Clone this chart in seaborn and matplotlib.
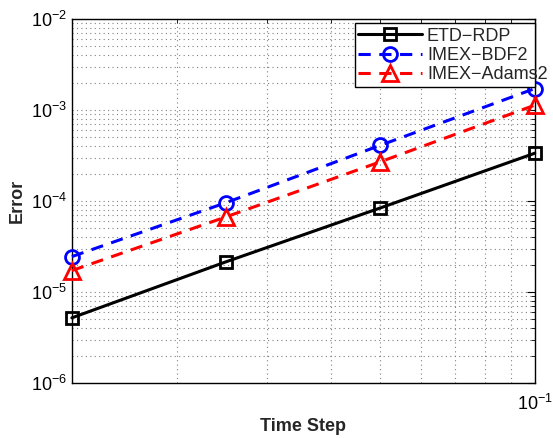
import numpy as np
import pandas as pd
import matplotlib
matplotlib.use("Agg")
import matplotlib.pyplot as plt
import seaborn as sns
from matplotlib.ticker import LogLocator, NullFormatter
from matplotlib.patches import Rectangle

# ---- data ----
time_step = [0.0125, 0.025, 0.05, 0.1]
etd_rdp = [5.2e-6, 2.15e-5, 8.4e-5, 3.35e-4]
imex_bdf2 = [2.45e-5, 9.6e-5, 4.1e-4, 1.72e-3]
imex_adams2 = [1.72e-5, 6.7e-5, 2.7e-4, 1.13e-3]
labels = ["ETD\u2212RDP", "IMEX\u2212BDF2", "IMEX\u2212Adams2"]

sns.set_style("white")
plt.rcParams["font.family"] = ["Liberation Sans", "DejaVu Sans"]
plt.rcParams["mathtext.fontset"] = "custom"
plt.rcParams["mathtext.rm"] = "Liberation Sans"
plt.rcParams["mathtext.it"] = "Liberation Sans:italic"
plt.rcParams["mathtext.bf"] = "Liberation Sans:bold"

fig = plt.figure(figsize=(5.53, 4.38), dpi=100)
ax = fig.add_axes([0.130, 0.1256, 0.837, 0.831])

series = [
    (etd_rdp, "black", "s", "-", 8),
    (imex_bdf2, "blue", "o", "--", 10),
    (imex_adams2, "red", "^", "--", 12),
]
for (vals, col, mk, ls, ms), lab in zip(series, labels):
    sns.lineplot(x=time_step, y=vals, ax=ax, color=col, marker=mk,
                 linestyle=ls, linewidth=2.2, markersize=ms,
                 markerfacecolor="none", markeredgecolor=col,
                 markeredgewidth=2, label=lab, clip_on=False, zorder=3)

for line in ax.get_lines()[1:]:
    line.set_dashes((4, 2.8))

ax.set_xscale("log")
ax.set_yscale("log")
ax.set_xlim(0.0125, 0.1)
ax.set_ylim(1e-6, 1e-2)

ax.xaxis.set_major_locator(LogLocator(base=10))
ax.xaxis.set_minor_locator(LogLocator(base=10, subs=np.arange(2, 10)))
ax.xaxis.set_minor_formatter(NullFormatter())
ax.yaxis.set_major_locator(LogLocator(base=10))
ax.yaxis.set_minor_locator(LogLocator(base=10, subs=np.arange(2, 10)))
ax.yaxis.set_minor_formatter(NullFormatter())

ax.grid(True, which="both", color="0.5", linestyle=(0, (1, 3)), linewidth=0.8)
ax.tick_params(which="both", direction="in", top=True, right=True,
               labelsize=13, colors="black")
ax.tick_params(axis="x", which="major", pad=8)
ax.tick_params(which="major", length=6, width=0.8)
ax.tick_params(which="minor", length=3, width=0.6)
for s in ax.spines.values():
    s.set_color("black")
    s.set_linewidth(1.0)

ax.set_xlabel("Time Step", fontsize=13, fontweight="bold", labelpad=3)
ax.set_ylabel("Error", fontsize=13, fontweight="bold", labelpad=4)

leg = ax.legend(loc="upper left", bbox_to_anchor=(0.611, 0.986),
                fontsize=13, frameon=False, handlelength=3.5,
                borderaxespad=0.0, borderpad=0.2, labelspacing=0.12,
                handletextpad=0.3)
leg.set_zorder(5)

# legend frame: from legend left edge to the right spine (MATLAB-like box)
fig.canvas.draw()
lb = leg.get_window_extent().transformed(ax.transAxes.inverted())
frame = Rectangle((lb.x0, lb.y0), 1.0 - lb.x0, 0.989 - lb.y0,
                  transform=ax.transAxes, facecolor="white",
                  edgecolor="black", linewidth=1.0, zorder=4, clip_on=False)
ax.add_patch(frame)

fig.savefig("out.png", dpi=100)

● ● ● ●

**Task goal**
Write out nothing but the lines from the start of the data through the line with "from matplotlib.patches import Rectangle". Leave out the pictures.

**Completed task**
Clone this chart in seaborn and matplotlib.
import numpy as np
import pandas as pd
import matplotlib
matplotlib.use("Agg")
import matplotlib.pyplot as plt
import seaborn as sns
from matplotlib.ticker import LogLocator, NullFormatter
from matplotlib.patches import Rectangle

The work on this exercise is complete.